Here's a weird new item from Snopes.com--not an urban legend but a true story that has been circulating via email and was verified by the Snopes people. It's a disturbing example of creeping militarism and the slightly crazy attitudes it fosters.

Follow the link if you want the whole story, but basically it describes an unusual attention-getting technique used by Martha Cothren, who teaches military history at Joe T. Robinson High School in Little Rock, Arkansas. (And by the way, isn't it a little odd that military history should now be a high school subject?)

On the first day of class in 2005, the kids walked in to find no desks in the room. Ms. Cothren refused to explain why. Word spread around the school and curiosity grew until, toward the end of the day, a local TV crew actually turned up to cover the story.

Finally, during the last class period, the teacher addressed her students, who were sitting on the floor around the edges of the classroom:
"Throughout the day no one has really understood how you earn the desks that sit in this classroom ordinarily. Now I'm going to tell you."

She went over to the door of her classroom and opened it, and as she did 27 U.S. veterans, wearing their uniforms, walked into that classroom, each one carrying a school desk. And they placed those school desks in rows, and then they stood along the wall. By the time they had finished placing the desks, those kids for the first time I think in their lives understood how they earned those desks.

The teacher said, "You don't have to earn those desks. These guys did it for you. They put them out there for you, but it's up to you to sit here responsibly, to learn, to be good students and good citizens, because they paid a price for you to have that desk, and don't ever forget it."
Barbara Mikkelson of Snopes explains that this is in fact a true story (unlike a lot of the right-wing emails that circulate on the Internet) and that the email was probably inspired by former governor Mike Huckabee's use of the anecdote when he addressed this year's CPAC convention in Washington--the same event at which Ann Coulter called John Edwards a "faggot."

I have nothing against our men and women in uniform. In the kind of world we live in, the U.S. needs soldiers, and it takes courage and discipline for them to serve as they do. But I really don't understand the message that Ms. Cothren has so elaborately orchestrated for her students. In what sense do American soldiers "earn" the desks that are used by kids in schools?
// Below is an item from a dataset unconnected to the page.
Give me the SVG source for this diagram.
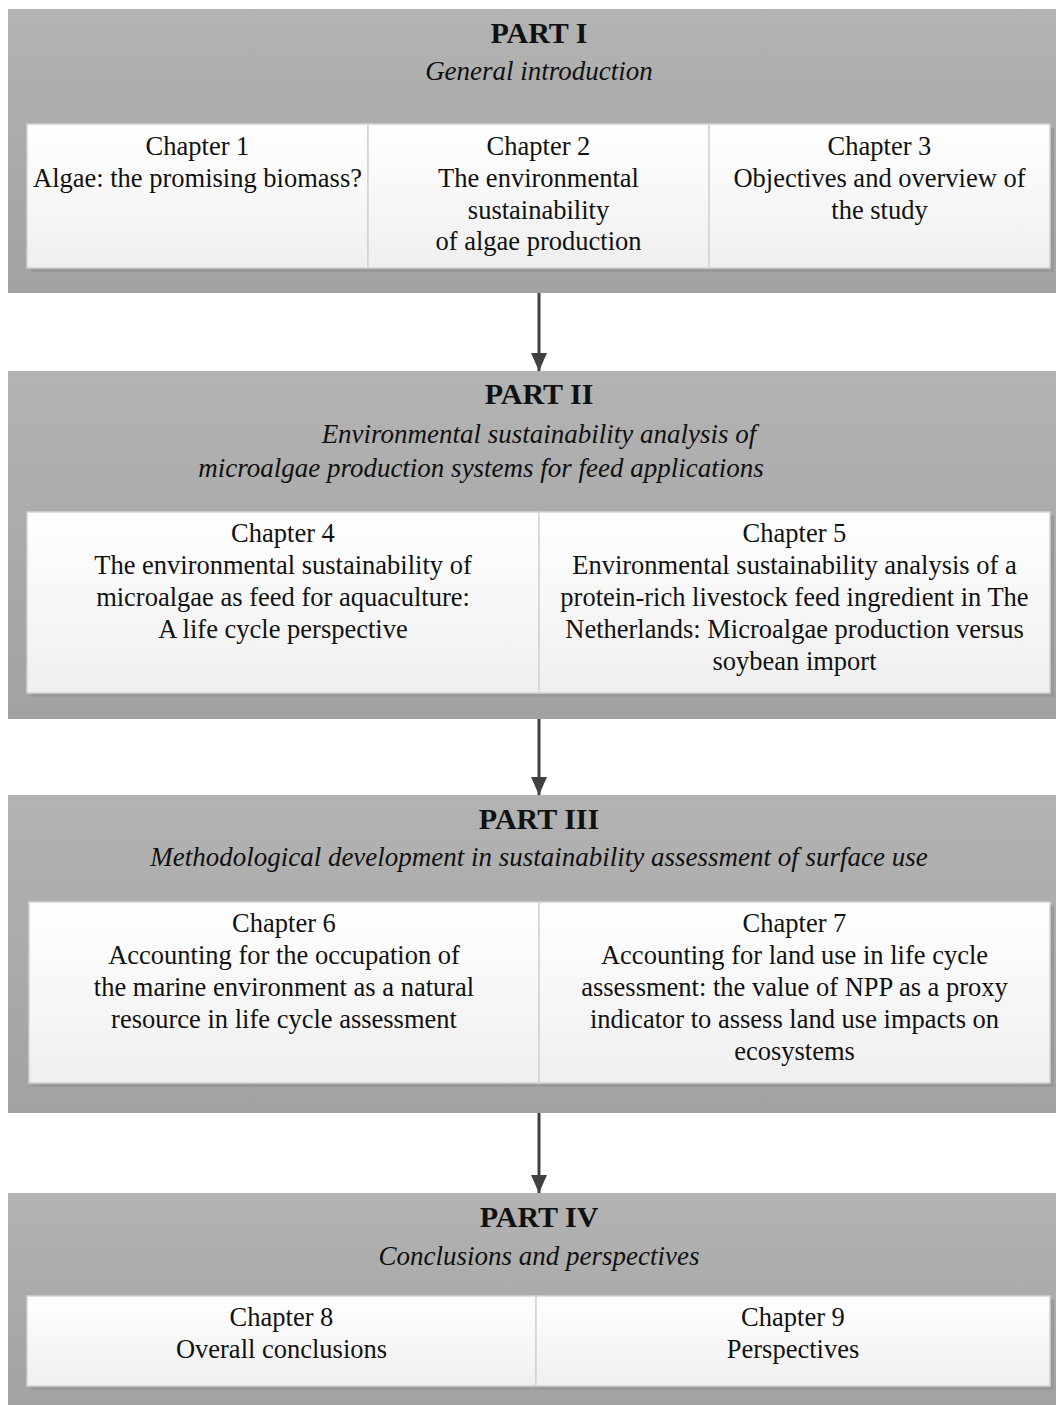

Do kids in other countries with less impressive armies not go to school?

What about kids in countries that don't enjoy the democratic freedoms for which our military is often said to fight--do those kids not go to school, or do they not have desks?

If the US were to lose a war--in Iraq, say--would our kids' schools be shut down?

If the US had never fought for and won its freedom from Great Britain--if we were still a colony--would our kids not attend classes?

In fact, even if the US were somehow to be conquered by some foreign nation, wouldn't schools still be in operation? (I mean, even under the Communists and the Nazis, kids still went to school.)

I'm not just trying to be sarcastic here. I really don't understand the connection between our military might and the availability of schooling for our teenagers.

I suppose that, since the armed forces plays an integral role in the broader society, one could argue that the soldiers do their part to make it possible for the rest of us--including school kids--to live our lives. But so do lots of other people. If the soldiers "earned the desks" for the students by helping to make our way of life possible, what about the farmers who grow our food? The truckers who deliver it? The air traffic controllers who keep planes from crashing? The doctors and nurses and pharmacists who help us stay healthy? The fire fighters who protect us from fires? etc. etc. etc. All are vital to the American way of life.

But in the USA in 2007, it is only the military to whom we are supposed to kowtow in awestruck gratitude. This quasi-mystical reverence for armed might is not healthy, and it is certainly a far cry from what the Founders had in mind.

America was not intended to be some kind of new Sparta, and it's disturbing to watch it slowly morphing into one.